Oracle Cloud Roadmap Laid As Enterprise grade

'IT-as-a-Service’ will see IT departments become a better internal service provider to LoBs

Cloud computing is driving a significant part of Oracle’s product development plans – from enterprise applications to middleware, databases, servers and storage devices, as well as cloud management systems.

Oracle’s overall roadmap is to provide the industry’s most complete, open and integrated set of products from applications to disk. For cloud computing, Oracle’s strategy is to:

  • Ensure that cloud computing is fully of enterprise grade – Oracle provides enterprise grade technology for high performance, reliability, scalability, availability, security and portability/interoperability (based on standards). Enterprises demand these characteristics before moving important workloads to a public or private cloud.
  • Support both public and private clouds to give customer choice – Organisations are adopting different deployment models for cloud computing for different applications at different rates of speed. Oracle supports public clouds as well as on premise private clouds.
  • Deliver most complete PaaS and IaaS product offerings – Oracle provides the most complete portfolio of software and hardware products to enable organisations to build, deploy and manage public and private PaaS and IaaS. A key element of Oracle’s strategy is to offer the Oracle PaaS Platform.
  • Deliver the most comprehensive SaaS offering – Oracle offers a very broad portfolio of horizontal and industry cloud applications covering CRM, Social, HCM, ERP and EPM BI products on the cloud.

Yatin Kantak, Vice President, Applications & Geo Expansion, Oracle India, says, “Oracle today hosts and manages comprehensive cloud, powering a combination of public and private clouds on behalf of thousands of Oracle customers and more than 5 million users. Oracle generates about $1 billion annual revenue from web-based software solutions, and more than 25 million users rely on Oracle Cloud every day.”
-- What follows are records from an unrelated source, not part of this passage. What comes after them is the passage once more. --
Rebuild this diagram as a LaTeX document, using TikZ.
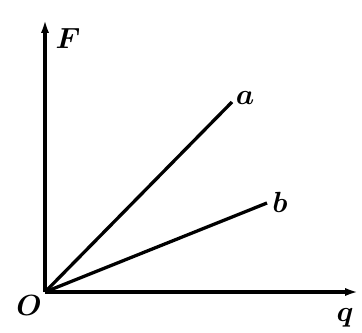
\documentclass[tikz,border=0pt]{standalone}
\usetikzlibrary{arrows.meta}
\begin{document}
\begin{tikzpicture}[x=0.03cm,y=-0.03cm, line width=2.8pt, >={Latex[length=11pt,width=7pt]},
    every node/.style={font=\fontsize{25}{25}\selectfont\boldmath}]
        \useasboundingbox (0,0) rectangle (362,332);
        \coordinate (O) at (45,292);
        \coordinate (Ftop) at (45,20);
        \coordinate (qend) at (358,292);
        \coordinate (aend) at (232,102);
        \coordinate (bend) at (267,203);
        \draw[->] (O) -- (Ftop);
        \draw[->] (O) -- (qend);
        \draw (O) -- (aend);
        \draw (O) -- (bend);
        \node (Flab) at (68,38){$F$};
        \node (alab) at (245,98){$a$};
        \node (blab) at (280,202){$b$};
        \node (Olab) at (29,305){$O$};
        \node (qlab) at (345,318){$q$};
    \end{tikzpicture}
\end{document}
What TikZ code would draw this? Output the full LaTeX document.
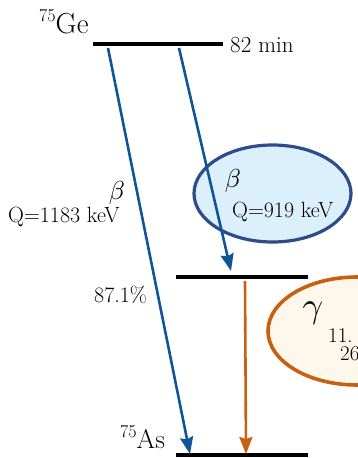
\documentclass[tikz,border=0pt]{standalone}
\usetikzlibrary{arrows.meta,shapes.geometric}
\definecolor{arrblue}{RGB}{18,84,152}
\definecolor{ellblue}{RGB}{46,76,140}
\definecolor{fillblue}{RGB}{219,240,250}
\definecolor{arrorange}{RGB}{200,96,16}
\definecolor{fillorange}{RGB}{254,248,236}
\newcommand{\qfont}{\fontsize{22}{26}\selectfont}
\tikzset{
  level/.style={line width=4pt},
  betaarrow/.style={arrblue, line width=2.6pt, -{Stealth[length=17pt,width=13pt,inset=2pt]}},
  gammaarrow/.style={arrorange, line width=2.6pt, -{Stealth[length=17pt,width=13pt,inset=2pt]}},
  lbl/.style={inner sep=0pt},
}
\begin{document}
\begin{tikzpicture}[x=1pt,y=-1pt]
\useasboundingbox (0,0) rectangle (358,458);
\clip (0,0) rectangle (358,458);
% ellipses
\node[draw=ellblue, fill=fillblue, line width=3.2pt, shape=ellipse, minimum width=157pt, minimum height=97pt, inner sep=0pt] (be) at (272.5,193.5) {};
\node[draw=arrorange, fill=fillorange, line width=3.6pt, shape=ellipse, minimum width=178pt, minimum height=108pt, inner sep=0pt] (ge) at (357,331) {};
% levels
\coordinate (t1) at (93,44);  \coordinate (t2) at (223,44);
\coordinate (m1) at (176,277); \coordinate (m2) at (308,277);
\coordinate (b1) at (176,455); \coordinate (b2) at (308,455);
\draw[level] (t1) -- (t2);
\draw[level] (m1) -- (m2);
\draw[level] (b1) -- (b2);
% arrows
\coordinate (a1s) at (108,48); \coordinate (a1e) at (190,454);
\coordinate (a2s) at (179,48); \coordinate (a2e) at (231,271);
\coordinate (a3s) at (245,281); \coordinate (a3e) at (246,454);
\draw[betaarrow] (a1s) -- (a1e);
\draw[betaarrow] (a2s) -- (a2e);
\draw[gammaarrow] (a3s) -- (a3e);
% labels
\node[lbl, anchor=base west] (ge75) at (39,33) {\fontsize{29}{32}\selectfont\raisebox{0.38em}{\fontsize{18}{20}\selectfont 75}Ge};
\node[lbl, anchor=base west] (hl) at (230,52) {\fontsize{23}{26}\selectfont 82 min};
\node[lbl] (b1l) at (117,193) {\scalebox{2.6}{$\beta$}};
\node[lbl, anchor=base west] (q1) at (8,222) {\qfont Q=1183 keV};
\node[lbl, anchor=base west] (br) at (94,302) {\qfont 87.1\%};
\node[lbl] (b2l) at (233,181) {\scalebox{2.6}{$\beta$}};
\node[lbl, anchor=base west] (q2) at (232,217) {\qfont Q=919 keV};
\node[lbl] (gl) at (313,313) {\scalebox{3.6}{$\gamma$}};
\node[lbl, anchor=base west, align=left, font=\fontsize{21}{18}\selectfont] (gi) at (328,360) {11.\\\hspace*{12pt}26};
\node[lbl, anchor=base west] (as75) at (120,448) {\fontsize{27}{30}\selectfont\raisebox{0.38em}{\fontsize{18}{20}\selectfont 75}As};
\end{tikzpicture}
\end{document}
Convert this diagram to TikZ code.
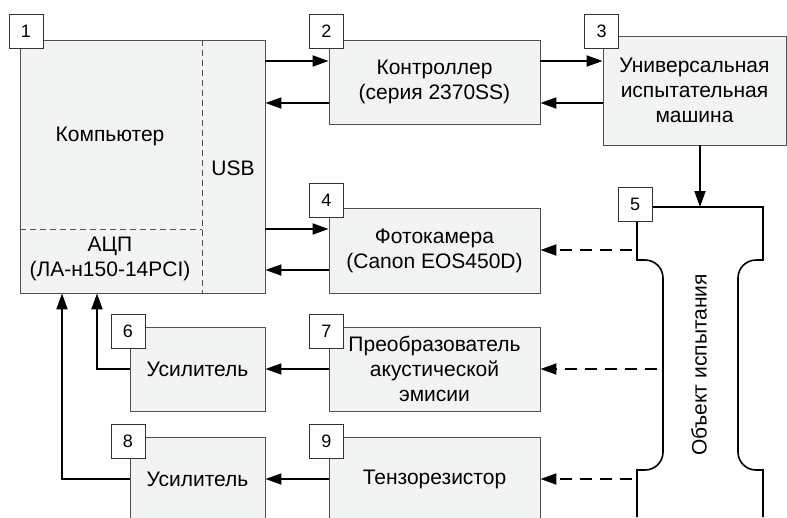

Kantak asserts, “Oracle remains poised in the position to address needs for extreme performance and mission-critical computing, so that companies can reap the maximum ROI out of their IT investments. We remain committed to customers at different stages of IT adoption. We believe that enterprises will evolve their current IT infrastructure (from standalone, consolidated and optimised) to become more ‘cloud-like’ and consume ‘IT-as-a-Service’ more effectively. “

Most of the ecommerce companies in India are Oracle Cloud customers. Some of the best and largest customers in the professional services, financial services, and manufacturing, telecom and healthcare industries are using Oracle’s cloud offerings today.

Core HCM, talent management, recruiting, marketing, sales, social sentiment monitoring and engagement, and customer service are the areas, which are seeing the greatest cloud adoption – and Oracle is banking on these applications and core areas to drive its cloud business for the next few years.

“’IT-as-a-Service’ will see IT departments become a better internal service provider to the lines of business, business units and departments. IT will become more agile and responsive to business needs, give higher service quality in terms of latency and availability, offer lower costs and maintain higher IT resource utilisation,” adds Kantak.